The codebase enforces strict architectural boundaries (via importlinter in pyproject.toml):

  • core layer cannot import api, cli, dialects, rules, or utils
  • api layer cannot import cli
  • Dependencies flow: linterrulesparsererrors/typeshelpers

Immutability

  • Segments are immutable - never modify directly
  • Use .copy() or LintFix mechanisms for changes
  • Parser creates fresh tree structures

Lazy Loading

  • Dialects loaded via dialect_selector() or load_raw_dialect()
  • Never import dialect modules directly
  • Supports dynamic dialect discovery

Development Workflows

Adding Dialect Features

  1. Create .sql test files in test/fixtures/dialects/<dialect>/
  2. Run python test/generate_parse_fixture_yml.py -d <dialect> to generate expected .yml outputs
  3. Implement grammar in src/sqlfluff/dialects/dialect_<name>.py
  4. Use dialect.replace() to override inherited ANSI segments
  5. Verify: tox -e generate-fixture-yml -- -d <dialect>

See src/sqlfluff/dialects/AGENTS.md for detailed dialect development guide.

Adding Linting Rules

  1. Create rule class in appropriate category under src/sqlfluff/rules/
  2. Define metadata: code, name, description, groups
  3. Implement _eval(context: RuleContext) -> Optional[LintResult]
  4. Add YAML test cases to test/fixtures/rules/std_rule_cases/<category>.yml
  5. Run: tox -e py312 -- test/rules/yaml_test_cases_test.py -k <rule_code>

Fixing Parser Issues

  1. Identify failing SQL in test/fixtures/dialects/<dialect>/*.sql
  2. Run fixture generator to see current parse tree
  3. Modify grammar segments in dialect file
  4. Regenerate fixtures to verify
  5. Check that changes don't break other dialects: tox -e generate-fixture-yml

Documentation Updates

  1. Edit source files in docs/source/
  2. Build locally: cd docs && make html
  3. View: open docs/build/html/index.html
  4. Verify links and formatting

See docs/AGENTS.md for documentation-specific guidelines.
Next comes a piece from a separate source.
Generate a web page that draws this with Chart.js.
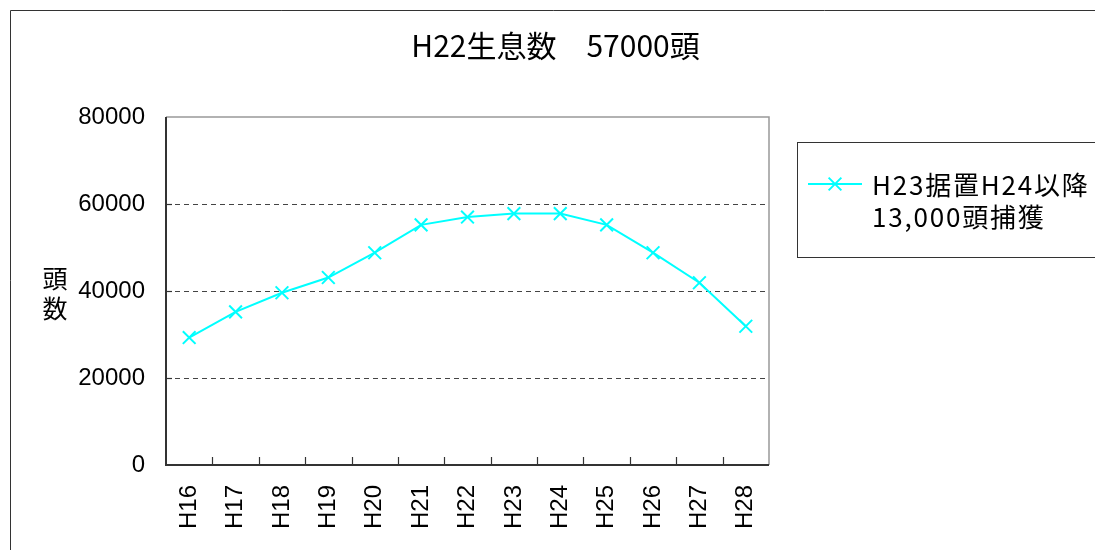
<!DOCTYPE html>
<html>
<head>
<meta charset="utf-8">
<script src="https://cdn.jsdelivr.net/npm/chart.js@4/dist/chart.umd.min.js"></script>
<style>
  html, body { margin: 0; padding: 0; background: #ffffff; }
  #wrap { width: 1095px; height: 550px; position: relative; }
</style>
</head>
<body>
<div id="wrap"><canvas id="c" width="1095" height="550"></canvas></div>
<script>
// ---- data ----
const categories = ['H16', 'H17', 'H18', 'H19', 'H20', 'H21', 'H22', 'H23', 'H24', 'H25', 'H26', 'H27', 'H28'];
const population = [29300, 35200, 39600, 43100, 48800, 55200, 57000, 57800, 57800, 55200, 48800, 41900, 31900];
const yTickValues = [0, 20000, 40000, 60000, 80000];
const gridValues = [20000, 40000, 60000];
const titleText = 'H22生息数　57000頭';
const yAxisTitle = ['頭', '数'];
const seriesLabelLines = ['H23据置H24以降', '13,000頭捕獲'];

const CYAN = '#00FFFF';

const decor = {
  id: 'decor',
  beforeDatasetsDraw(chart) {
    const ctx = chart.ctx;
    const ca = chart.chartArea;
    const y = chart.scales.y;
    const x = chart.scales.x;
    ctx.save();
    // dashed grid lines
    ctx.strokeStyle = '#444';
    ctx.lineWidth = 1;
    ctx.setLineDash([5, 4]);
    gridValues.forEach(v => {
      const py = Math.round(y.getPixelForValue(v)) + 0.5;
      ctx.beginPath(); ctx.moveTo(ca.left, py); ctx.lineTo(ca.right, py); ctx.stroke();
    });
    ctx.setLineDash([]);
    // top and right borders (gray)
    ctx.strokeStyle = '#999';
    ctx.lineWidth = 1.5;
    const topY = y.getPixelForValue(yTickValues[yTickValues.length - 1]);
    ctx.beginPath();
    ctx.moveTo(ca.left, topY); ctx.lineTo(ca.right, topY); ctx.lineTo(ca.right, ca.bottom);
    ctx.stroke();
    // left and bottom axes (dark)
    ctx.strokeStyle = '#333';
    ctx.lineWidth = 2;
    const botY = y.getPixelForValue(yTickValues[0]);
    ctx.beginPath();
    ctx.moveTo(ca.left, topY); ctx.lineTo(ca.left, botY); ctx.lineTo(ca.right, botY);
    ctx.stroke();
    // inside tick marks on x (between categories)
    ctx.lineWidth = 1.2;
    for (let i = 1; i < categories.length; i++) {
      const px = Math.round((x.getPixelForTick(i - 1) + x.getPixelForTick(i)) / 2) + 0.5;
      ctx.beginPath(); ctx.moveTo(px, botY); ctx.lineTo(px, botY - 8); ctx.stroke();
    }
    // inside tick marks on y
    yTickValues.slice(1, -1).forEach(v => {
      const py = Math.round(y.getPixelForValue(v)) + 0.5;
      ctx.beginPath(); ctx.moveTo(ca.left, py); ctx.lineTo(ca.left + 6, py); ctx.stroke();
    });
    ctx.restore();
  },
  afterDraw(chart) {
    const ctx = chart.ctx;
    ctx.save();
    // outer frame
    ctx.strokeStyle = '#333';
    ctx.lineWidth = 1;
    ctx.beginPath();
    ctx.moveTo(10.5, 560); ctx.lineTo(10.5, 10.5); ctx.lineTo(1100, 10.5);
    ctx.stroke();
    // y axis title (stacked characters)
    ctx.fillStyle = '#000';
    ctx.font = '25px "Noto Sans CJK JP"';
    ctx.textAlign = 'center';
    ctx.textBaseline = 'middle';
    ctx.fillText(yAxisTitle[0], 55, 278);
    ctx.fillText(yAxisTitle[1], 55, 308);
    // legend box
    ctx.strokeStyle = '#333';
    ctx.lineWidth = 1;
    ctx.strokeRect(797.5, 142.5, 400, 115);
    ctx.strokeStyle = CYAN;
    ctx.lineWidth = 2;
    ctx.beginPath(); ctx.moveTo(808, 184); ctx.lineTo(862, 184); ctx.stroke();
    const r = 9 * Math.SQRT1_2;
    ctx.beginPath();
    ctx.moveTo(835 - r, 184 - r); ctx.lineTo(835 + r, 184 + r);
    ctx.moveTo(835 - r, 184 + r); ctx.lineTo(835 + r, 184 - r);
    ctx.stroke();
    ctx.fillStyle = '#000';
    ctx.font = '26px "Noto Sans CJK JP"';
    try { ctx.letterSpacing = '1.8px'; } catch (e) {}
    ctx.textAlign = 'left';
    ctx.textBaseline = 'middle';
    ctx.fillText(seriesLabelLines[0], 872, 185);
    ctx.fillText(seriesLabelLines[1], 872, 217);
    ctx.restore();
  }
};

new Chart(document.getElementById('c'), {
  type: 'line',
  data: {
    labels: categories,
    datasets: [{
      label: seriesLabelLines.join(''),
      data: population,
      borderColor: CYAN,
      backgroundColor: CYAN,
      borderWidth: 2,
      tension: 0,
      pointStyle: 'crossRot',
      pointRadius: 9,
      pointHoverRadius: 9,
      pointBorderWidth: 2,
      pointBorderColor: CYAN,
      fill: false
    }]
  },
  options: {
    responsive: false,
    animation: false,
    devicePixelRatio: 1,
    layout: { padding: { left: 16, right: 0, top: 0, bottom: 0 } },
    plugins: {
      legend: { display: false },
      tooltip: { enabled: false },
      title: {
        display: true,
        text: titleText,
        color: '#000',
        font: { family: '"Noto Sans CJK JP"', size: 30, weight: 'normal', lineHeight: 1.2 },
        padding: { top: 28, bottom: 53 }
      }
    },
    scales: {
      x: {
        type: 'category',
        offset: true,
        grid: { display: false },
        border: { display: false },
        ticks: {
          autoSkip: false,
          minRotation: 90,
          maxRotation: 90,
          padding: 12,
          color: '#000',
          font: { family: '"Liberation Sans", Arial, sans-serif', size: 24 }
        },
        afterFit(s) { s.height = 85; }
      },
      y: {
        type: 'linear',
        position: 'left',
        min: 0,
        max: 80000,
        grid: { display: false },
        border: { display: false },
        afterBuildTicks(s) { s.ticks = yTickValues.map(v => ({ value: v })); },
        ticks: {
          padding: 13,
          color: '#000',
          font: { family: '"Liberation Sans", Arial, sans-serif', size: 24 },
          callback: v => String(v)
        },
        afterFit(s) { s.width = 150; }
      },
      yRight: {
        type: 'linear',
        position: 'right',
        display: true,
        grid: { display: false },
        border: { display: false },
        ticks: { display: false },
        afterFit(s) { s.width = 326; }
      }
    }
  },
  plugins: [decor]
});
</script>
</body>
</html>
Component-Specific Instructions

For detailed instructions on specific components, refer to:

  • Python source code: src/sqlfluff/AGENTS.md
  • Dialect development: src/sqlfluff/dialects/AGENTS.md
  • Rust components: sqlfluffrs/AGENTS.md
  • Testing: test/AGENTS.md
  • Documentation: docs/AGENTS.md

Common Pitfalls

Parser Development

  • Don't modify segment instances directly (immutable)
  • Use .copy() or LintFix for modifications
  • Don't import dialect modules directly
  • Use dialect_selector() for lazy loading
  • Don't use class references in grammar definitions
  • Use Ref("SegmentName") string references

Testing

  • Don't put dialect-specific tests in ANSI fixtures
  • Place tests in the most specific applicable dialect
  • Don't forget to regenerate YAML fixtures after grammar changes
  • Always run generate_parse_fixture_yml.py after parser edits
  • Don't create monolithic test files
  • Organize by segment type (e.g., create_table.sql, select_statement.sql)

Code Quality

  • Don't skip type hints
  • All public functions need type annotations
  • Don't bypass pre-commit hooks
  • Run .venv/bin/pre-commit run --all-files before committing
  • Don't violate import layer boundaries
  • Check pyproject.toml importlinter contracts

Configuration

SQLFluff uses .sqlfluff files (INI format) for configuration:

  • Placed in project root or any parent directory
  • Key sections: [sqlfluff], [sqlfluff:rules], [sqlfluff:rules:<rule_code>]
  • Programmatic: FluffConfig.from_root(overrides={...})

Plugin System

  • Plugins live in plugins/ directory
  • Installed via pip install -e plugins/<plugin-name>/
  • Entry points defined in plugin's pyproject.toml
  • Examples: sqlfluff-templater-dbt, sqlfluff-plugin-example

Quick Reference

Most Common Tasks

# Add new SQL test case for a dialect
echo "SELECT TOP 10 * FROM users;" > test/fixtures/dialects/tsql/top_clause.sql
python test/generate_parse_fixture_yml.py -d tsql

# Test a specific rule
tox -e py312 -- test/rules/yaml_test_cases_test.py -k AL01

# Check code quality before commit
.venv/bin/pre-commit run --all-files

# Run tests for just the parser module
tox -e py312 -- test/core/parser/

# Check dialect parsing without writing fixtures
sqlfluff parse test.sql --dialect tsql

Performance Tips

  • Use -k flag in pytest to filter tests during development
  • Run generate-fixture-yml with -d <dialect> to test one dialect
  • Use tox -e py312 instead of full tox during iteration
  • Activate venv to run pytest directly (faster than tox for single runs)

Remember: The goal is to maintain SQLFluff as a high-quality, reliable SQL linting tool. Take time to understand the architecture, write comprehensive tests, and follow the established patterns. When in doubt, look at existing similar implementations in the codebase.